Second: We must re-legitimize trade unions. Catholics especially have a long and honorable history of supporting unions. John McGreevy, the Catholic historian, has documented the depth of this involvement. (See "Catholicism and American Freedom: A History," 2012). According to McGreevy, "priests across the country spent the 1930's encouraging their parishioners to join unions." (p. 163). Archbishop Edward Mooney of Detroit even argued that Catholic laborers had an affirmative duty to organize.

In today's economic environment, we need a revival of trade unionism. A robust trade-union movement must be premised on recognition of the right that all persons have to come together for economic purposes. If the interests of capital have the right and privilege of organizing and pooling resources, then so too do workers.

In truth, unions and corporations ought to share the same set of rights and privileges under the law. Today, all power flows to capital. In the nineteenth century, corporations were strictly limited entities. They were bound by their charters to fulfill certain public purposes and would be punished for failure. Today such language is considered antiquated.

Corporations today exist for the purpose of making money for their shareholders. At the same time, they enjoy limited liability. Shareholders are immunized from virtually all risk of loss. Thanks to a category error committed by the John Roberts Supreme Court (in which the Court mistook the fictitious, limited legal personality of a corporation for a real human being) corporations enjoy political rights that would have been unthinkable a century ago. We may soon learn whether for-profit business corporations even have a right to their own religion.

We need an equal playing field, and unions have proven historically to have been an effective means of achieving this end. Today, there is a nascent trade union movement organizing especially in immigrant communities. Led by forceful personalities like the Catholic protege of Cesar Chavez, Maria Elena Durazo, this movement deserves the support of all Christians and persons of good will.

Third: We must reinvigorate the traditional Catholic conception of the state. The medieval philosophers and canon lawyers well appreciated that the state was a natural extension of human sociability and the means by which we achieved a measure of justice in the temporal sphere. The Second Vatican Council ratified this understanding of the state when it declared that the state is the means by which we effectuate "the common good." It is the instrument by which "individuals, families, and organizations . . . achieve complete and efficacious fulfillment."

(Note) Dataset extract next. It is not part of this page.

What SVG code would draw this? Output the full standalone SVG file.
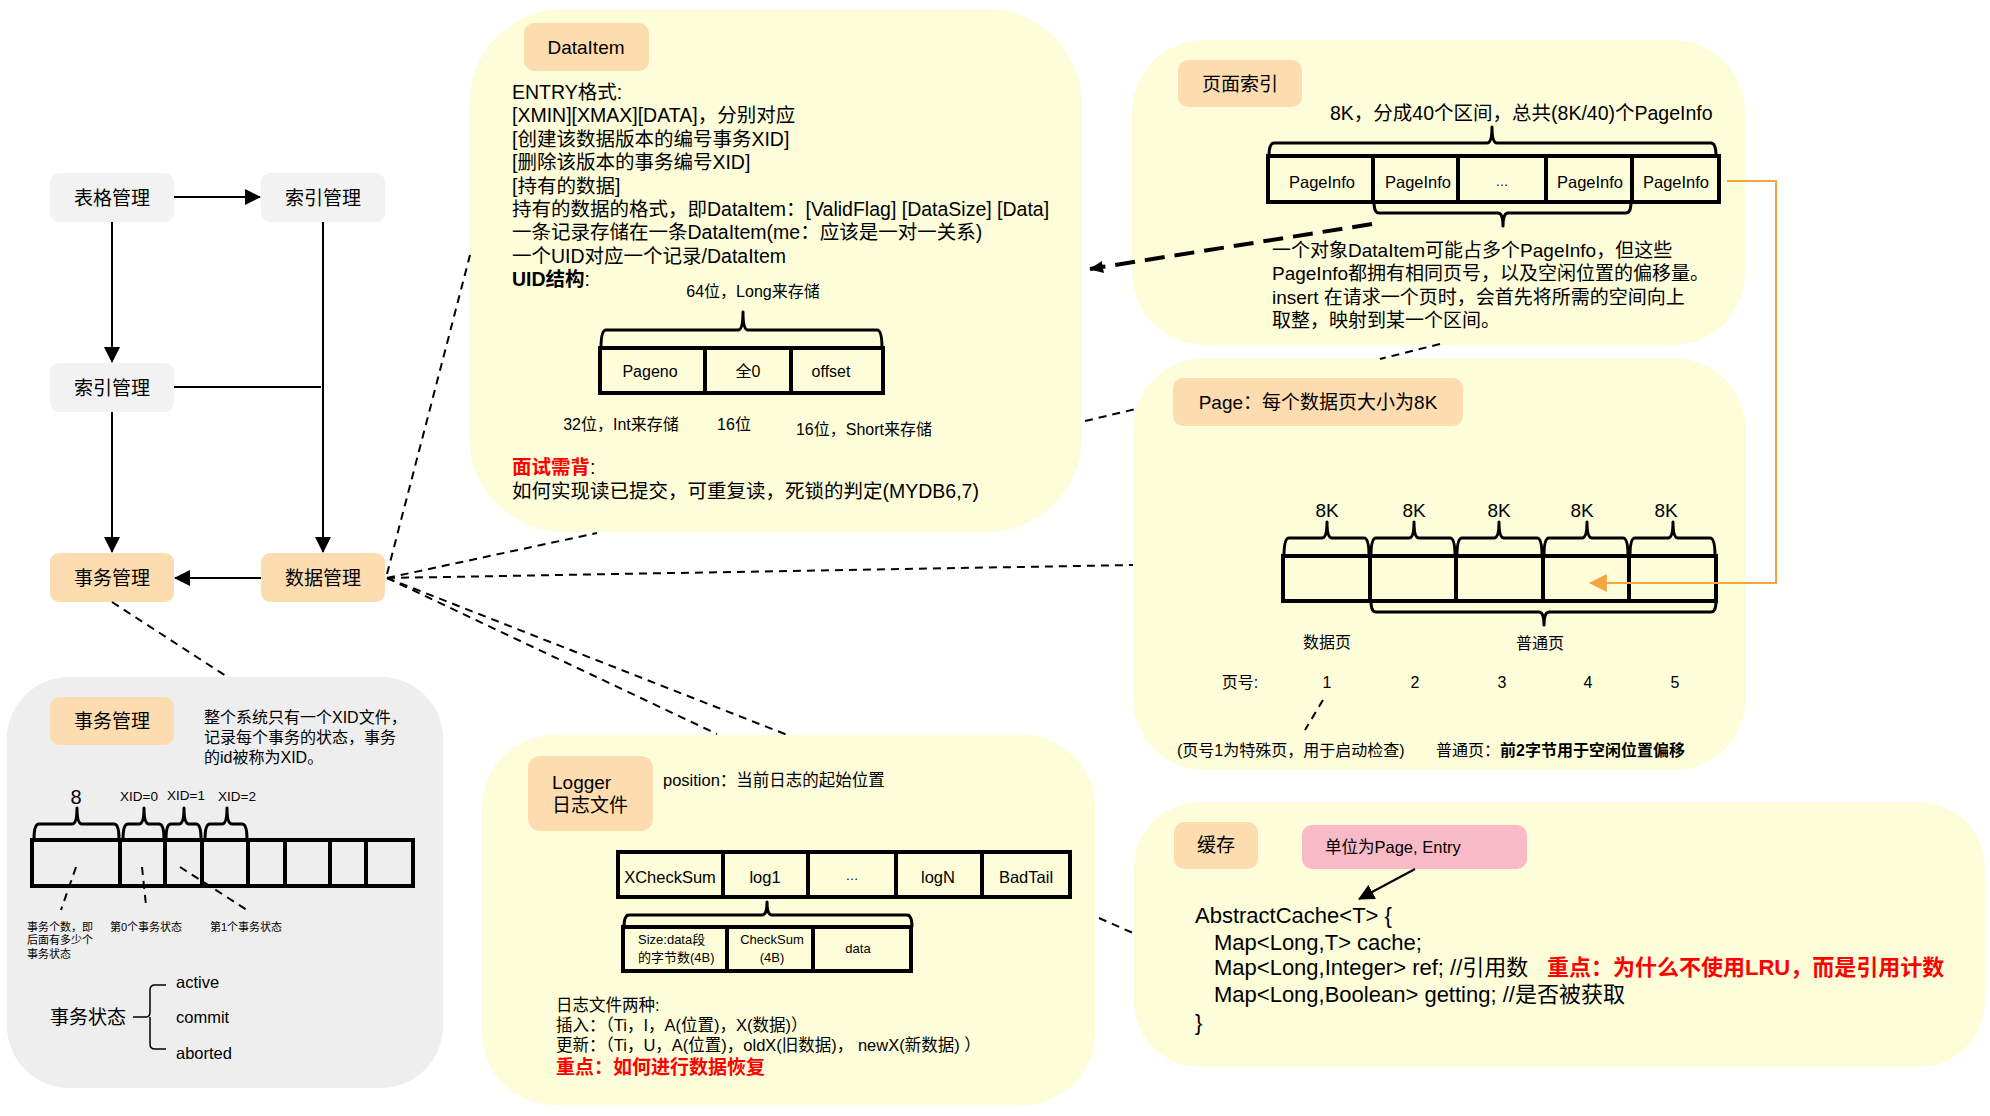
<svg xmlns="http://www.w3.org/2000/svg" width="1990" height="1116" viewBox="0 0 1990 1116">
<style>
text{font-family:"Liberation Sans","Noto Sans CJK SC",sans-serif;fill:#000}
.m{text-anchor:middle}
.gray{fill:#f2f2f2}
.org{fill:#fddcb0}
.panel{fill:#fdfdda}
.grid{fill:none;stroke:#000;stroke-width:4}
.brace{fill:none;stroke:#000;stroke-width:3;stroke-linejoin:round}
.solid{stroke:#000;stroke-width:2;fill:none}
.dash{stroke:#000;stroke-width:2;stroke-dasharray:8 6;fill:none}
.red{fill:#ff0000;font-weight:bold}
.b{font-weight:bold}
</style>
<defs>
<marker id="ah" viewBox="0 0 16 16" markerWidth="16" markerHeight="16" refX="15" refY="8" orient="auto" markerUnits="userSpaceOnUse"><path d="M0,0 L16,8 L0,16 z" fill="#000"/></marker>
<marker id="ahs" viewBox="0 0 16 16" markerWidth="14" markerHeight="14" refX="15" refY="8" orient="auto" markerUnits="userSpaceOnUse"><path d="M0,1 L16,8 L0,15 z" fill="#000"/></marker>
<marker id="aho" viewBox="0 0 16 16" markerWidth="18" markerHeight="18" refX="15" refY="8" orient="auto" markerUnits="userSpaceOnUse"><path d="M0,0 L16,8 L0,16 z" fill="#f5a540"/></marker>
</defs>

<!-- panels -->
<g id="panel-xid">
<rect x="7" y="677" width="436" height="411" rx="62" fill="#eeeeee"/>
<rect x="50" y="697" width="124" height="48" rx="9" class="org"/>
<text x="112" y="728" class="m" font-size="19">事务管理</text>
<text x="204" y="723" font-size="16">整个系统只有一个XID文件，</text>
<text x="204" y="743" font-size="16">记录每个事务的状态，事务</text>
<text x="204" y="763" font-size="16">的id被称为XID。</text>
<text x="76" y="804" class="m" font-size="20">8</text>
<text x="139" y="801" class="m" font-size="13.5">XID=0</text>
<text x="186" y="800" class="m" font-size="13.5">XID=1</text>
<text x="237" y="801" class="m" font-size="13.5">XID=2</text>
<path class="brace" d="M34,839 Q34,824 39,824 L72,824 Q77,824 77,808 Q77,824 82,824 L114,824 Q119,824 119,839"/>
<path class="brace" d="M123,839 Q123,824 128,824 L139,824 Q144,824 144,808 Q144,824 149,824 L159,824 Q164,824 164,839"/>
<path class="brace" d="M166,839 Q166,824 171,824 L179,824 Q184,824 184,808 Q184,824 189,824 L196,824 Q201,824 201,839"/>
<path class="brace" d="M205,839 Q205,824 210,824 L222,824 Q227,824 227,808 Q227,824 232,824 L242,824 Q247,824 247,839"/>
<rect x="32" y="840" width="381" height="46" class="grid"/>
<path class="grid" d="M120,840V886M165,840V886M202,840V886M248,840V886M285,840V886M330,840V886M366,840V886"/>
<path class="dash" d="M76,867 L61,910 M142,867 L146,905 M180,867 L247,910"/>
<text x="27" y="931" font-size="11">事务个数，即</text>
<text x="27" y="944" font-size="11">后面有多少个</text>
<text x="27" y="958" font-size="11">事务状态</text>
<text x="110" y="931" font-size="11">第0个事务状态</text>
<text x="210" y="931" font-size="11">第1个事务状态</text>
<text x="50" y="1024" font-size="19">事务状态</text>
<path d="M133,1017 H146 Q150,1017 150,1012 V990 Q150,985 155,985 H166 M150,1017 V1044 Q150,1049 155,1049 H166" fill="none" stroke="#000" stroke-width="1.5"/>
<text x="176" y="988" font-size="16.5">active</text>
<text x="176" y="1023" font-size="16.5">commit</text>
<text x="176" y="1059" font-size="16.5">aborted</text>
</g>

<g id="panel-dataitem">
<rect x="469" y="9" width="613" height="523" rx="95" class="panel"/>
<rect x="524" y="23" width="125" height="48" rx="10" class="org"/>
<text x="586" y="54" class="m" font-size="19">DataItem</text>
<g font-size="19.5">
<text x="512" y="99">ENTRY格式:</text>
<text x="512" y="122.4">[XMIN][XMAX][DATA]，分别对应</text>
<text x="512" y="145.8">[创建该数据版本的编号事务XID]</text>
<text x="512" y="169.2">[删除该版本的事务编号XID]</text>
<text x="512" y="192.6">[持有的数据]</text>
<text x="512" y="216">持有的数据的格式，即DataItem：[ValidFlag] [DataSize] [Data]</text>
<text x="512" y="239.4">一条记录存储在一条DataItem(me：应该是一对一关系)</text>
<text x="512" y="262.8">一个UID对应一个记录/DataItem</text>
<text x="512" y="286.2"><tspan class="b">UID结构</tspan>:</text>
</g>
<text x="753" y="297" class="m" font-size="16">64位，Long来存储</text>
<path class="brace" d="M601,348 Q601,330 606,330 L738,330 Q743,330 743,312 Q743,330 748,330 L877,330 Q882,330 882,348"/>
<rect x="600" y="348" width="283" height="45" class="grid"/>
<path class="grid" d="M705,348V393M791,348V393"/>
<text x="650" y="377" class="m" font-size="16">Pageno</text>
<text x="748" y="377" class="m" font-size="16">全0</text>
<text x="831" y="377" class="m" font-size="16">offset</text>
<text x="621" y="430" class="m" font-size="16">32位，Int来存储</text>
<text x="734" y="430" class="m" font-size="16">16位</text>
<text x="864" y="435" class="m" font-size="16">16位，Short来存储</text>
<text x="512" y="474" font-size="19.5"><tspan class="red">面试需背</tspan>:</text>
<text x="512" y="498" font-size="19.5">如何实现读已提交，可重复读，死锁的判定(MYDB6,7)</text>
</g>

<g id="panel-pageindex">
<rect x="1132" y="40" width="613" height="305" rx="72" class="panel"/>
<rect x="1178" y="60" width="124" height="47" rx="10" class="org"/>
<text x="1240" y="91" class="m" font-size="19">页面索引</text>
<text x="1330" y="120" font-size="19.5">8K，分成40个区间，总共(8K/40)个PageInfo</text>
<path class="brace" d="M1269,156 Q1269,143 1274,143 L1487,143 Q1492,143 1492,127 Q1492,143 1497,143 L1711,143 Q1716,143 1716,156"/>
<rect x="1268" y="156" width="451" height="46" class="grid"/>
<path class="grid" d="M1373,156V202M1458,156V202M1546,156V202M1632,156V202"/>
<g font-size="16.5">
<text x="1322" y="188" class="m">PageInfo</text>
<text x="1418" y="188" class="m">PageInfo</text>
<text x="1502" y="186" class="m" font-size="13">…</text>
<text x="1590" y="188" class="m">PageInfo</text>
<text x="1676" y="188" class="m">PageInfo</text>
</g>
<path class="brace" d="M1374,202 Q1374,213 1379,213 L1498,213 Q1503,213 1503,226 Q1503,213 1508,213 L1626,213 Q1631,213 1631,202"/>
<g font-size="19">
<text x="1272" y="257">一个对象DataItem可能占多个PageInfo，但这些</text>
<text x="1272" y="280">PageInfo都拥有相同页号，以及空闲位置的偏移量。</text>
<text x="1272" y="304">insert 在请求一个页时，会首先将所需的空间向上</text>
<text x="1272" y="327">取整，映射到某一个区间。</text>
</g>
</g>

<g id="panel-page">
<rect x="1133" y="358" width="613" height="412" rx="72" class="panel"/>
<rect x="1173" y="378" width="290" height="48" rx="10" class="org"/>
<text x="1318" y="409" class="m" font-size="19">Page：每个数据页大小为8K</text>
<g font-size="19" class="m">
<text x="1327" y="517" class="m">8K</text>
<text x="1414" y="517" class="m">8K</text>
<text x="1499" y="517" class="m">8K</text>
<text x="1582" y="517" class="m">8K</text>
<text x="1666" y="517" class="m">8K</text>
</g>
<path class="brace" d="M1284,556 Q1284,538 1289,538 L1322,538 Q1327,538 1327,522 Q1327,538 1332,538 L1364,538 Q1369,538 1369,556"/>
<path class="brace" d="M1371,556 Q1371,538 1376,538 L1409,538 Q1414,538 1414,522 Q1414,538 1419,538 L1450,538 Q1455,538 1455,556"/>
<path class="brace" d="M1457,556 Q1457,538 1462,538 L1494,538 Q1499,538 1499,522 Q1499,538 1504,538 L1537,538 Q1542,538 1542,556"/>
<path class="brace" d="M1544,556 Q1544,538 1549,538 L1582,538 Q1587,538 1587,522 Q1587,538 1592,538 L1623,538 Q1628,538 1628,556"/>
<path class="brace" d="M1630,556 Q1630,538 1635,538 L1668,538 Q1673,538 1673,522 Q1673,538 1678,538 L1710,538 Q1715,538 1715,556"/>
<rect x="1283" y="556" width="433" height="45" class="grid"/>
<path class="grid" d="M1370,556V601M1456,556V601M1543,556V601M1629,556V601"/>
<path class="brace" d="M1371,601 Q1371,612 1376,612 L1539,612 Q1544,612 1544,625 Q1544,612 1549,612 L1711,612 Q1716,612 1716,601"/>
<text x="1327" y="648" class="m" font-size="16">数据页</text>
<text x="1540" y="649" class="m" font-size="16">普通页</text>
<text x="1240" y="688" class="m" font-size="16">页号:</text>
<g font-size="16">
<text x="1327" y="688" class="m">1</text>
<text x="1415" y="688" class="m">2</text>
<text x="1502" y="688" class="m">3</text>
<text x="1588" y="688" class="m">4</text>
<text x="1675" y="688" class="m">5</text>
</g>
<path class="dash" d="M1323,700 L1305,730"/>
<text x="1177" y="756" font-size="16">(页号1为特殊页，用于启动检查)</text>
<text x="1436" y="756" font-size="16">普通页：<tspan class="b">前2字节用于空闲位置偏移</tspan></text>
</g>

<g id="panel-logger">
<rect x="482" y="735" width="613" height="370" rx="72" class="panel"/>
<rect x="528" y="756" width="125" height="75" rx="12" class="org"/>
<text x="552" y="789" font-size="19">Logger</text>
<text x="552" y="812" font-size="19">日志文件</text>
<text x="663" y="786" font-size="16.5">position：当前日志的起始位置</text>
<rect x="618" y="852" width="452" height="45" class="grid"/>
<path class="grid" d="M723,852V897M808,852V897M896,852V897M982,852V897"/>
<g font-size="16.5">
<text x="670" y="883" class="m">XCheckSum</text>
<text x="765" y="883" class="m">log1</text>
<text x="852" y="880" class="m" font-size="13">…</text>
<text x="938" y="883" class="m">logN</text>
<text x="1026" y="883" class="m">BadTail</text>
</g>
<path class="brace" d="M624,927 Q624,915 629,915 L762,915 Q767,915 767,902 Q767,915 772,915 L907,915 Q912,915 912,927"/>
<rect x="623" y="927" width="288" height="44" class="grid"/>
<path class="grid" d="M727,927V971M813,927V971"/>
<g font-size="13">
<text x="638" y="944">Size:data段</text>
<text x="638" y="962">的字节数(4B)</text>
<text x="772" y="944" class="m">CheckSum</text>
<text x="772" y="962" class="m">(4B)</text>
<text x="858" y="953" class="m">data</text>
</g>
<g font-size="16.5">
<text x="556" y="1011">日志文件两种:</text>
<text x="556" y="1031">插入：（Ti，I，A(位置)，X(数据)）</text>
<text x="556" y="1051">更新：（Ti，U，A(位置)，oldX(旧数据)， newX(新数据) ）</text>
</g>
<text x="556" y="1074" font-size="19" class="red">重点：如何进行数据恢复</text>
</g>

<g id="panel-cache">
<rect x="1134" y="802" width="851" height="265" rx="66" class="panel"/>
<rect x="1174" y="822" width="84" height="47" rx="10" class="org"/>
<text x="1216" y="852" class="m" font-size="19">缓存</text>
<rect x="1302" y="825" width="225" height="44" rx="10" fill="#f8bac6"/>
<text x="1325" y="853" font-size="16.5">单位为Page, Entry</text>
<line x1="1415" y1="869" x2="1359" y2="899" class="solid" marker-end="url(#ah)"/>
<g font-size="22">
<text x="1195" y="923">AbstractCache&lt;T&gt; {</text>
<text x="1214" y="950">Map&lt;Long,T&gt; cache;</text>
<text x="1214" y="975">Map&lt;Long,Integer&gt; ref; //引用数</text>
<text x="1547" y="975" class="red">重点：为什么不使用LRU，而是引用计数</text>
<text x="1214" y="1002">Map&lt;Long,Boolean&gt; getting; //是否被获取</text>
<text x="1195" y="1030">}</text>
</g>
</g>

<!-- flow nodes -->
<g id="n-biaoge"><rect x="50" y="173" width="124" height="49" rx="9" class="gray"/><text x="112" y="205" class="m" font-size="19">表格管理</text></g>
<g id="n-suoyin1"><rect x="261" y="173" width="124" height="49" rx="9" class="gray"/><text x="323" y="205" class="m" font-size="19">索引管理</text></g>
<g id="n-suoyin2"><rect x="50" y="363" width="124" height="49" rx="9" class="gray"/><text x="112" y="395" class="m" font-size="19">索引管理</text></g>
<g id="n-shiwu"><rect x="50" y="553" width="124" height="49" rx="9" class="org"/><text x="112" y="585" class="m" font-size="19">事务管理</text></g>
<g id="n-shuju"><rect x="261" y="553" width="124" height="49" rx="9" class="org"/><text x="323" y="585" class="m" font-size="19">数据管理</text></g>

<g id="connectors">
<line x1="174" y1="197" x2="260" y2="197" class="solid" marker-end="url(#ah)"/>
<line x1="112" y1="222" x2="112" y2="362" class="solid" marker-end="url(#ah)"/>
<line x1="112" y1="412" x2="112" y2="552" class="solid" marker-end="url(#ah)"/>
<line x1="323" y1="222" x2="323" y2="552" class="solid" marker-end="url(#ah)"/>
<line x1="174" y1="387" x2="321" y2="387" class="solid"/>
<line x1="261" y1="578" x2="175" y2="578" class="solid" marker-end="url(#ah)"/>
<path class="dash" d="M387,574 L470,255"/>
<path class="dash" d="M387,578 L597,533"/>
<path class="dash" d="M1085,421 L1136,409"/>
<path class="dash" d="M387,578 L1133,565"/>
<path class="dash" d="M387,578 L717,734"/>
<path class="dash" d="M387,578 L790,736"/>
<path class="dash" d="M1440,344 L1380,359"/>
<path class="dash" d="M112,602 L226,676"/>
<path class="dash" d="M1099,918 L1133,933"/>
<line x1="1372" y1="224" x2="1090" y2="269" stroke="#000" stroke-width="4" stroke-dasharray="20 10" marker-end="url(#ahs)"/>
<polyline points="1727,181 1776,181 1776,583 1590,583" fill="none" stroke="#f5a540" stroke-width="2" marker-end="url(#aho)"/>
</g>
</svg>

This insight returns us to the sociopathic economy. The forces of money and capital are not natural phenomena. They are not the winds and the tides. The sociopathic market has assumed the shape it has because we have allowed the legal system to become skewed in its favor. A reinvigorated state would bring to bear in the regulation of the marketplace a set of humane values. It would rebalance the marketplace so as to fairly serve the interests not of capital alone, but of all employees and all interested human beings.

When I read Timothy Cardinal Dolan's essay in the Wall Street Journal, in which he asserted that "the answer to problems with the free market is not to reject economic liberty in favor of government control" I can only say, with all due respect, that he misunderstands Church teaching on both economics and the role of the state. For millions of American workers, trapped in a world of wage theft and poverty conditions, the economy is not free. And the government is not the problem, as the libertarian right wing would have it, but the instrument Catholics have traditionally relied on to remedy such afflictions.

Paul Raushenbush is right. Religious progressivism is probably the most exciting and most significant religious movement in much of today's world. Certainly, the religious right is a discredited shell of its former self. And the most important task confronting religious progressives is to subdue "the economy that kills."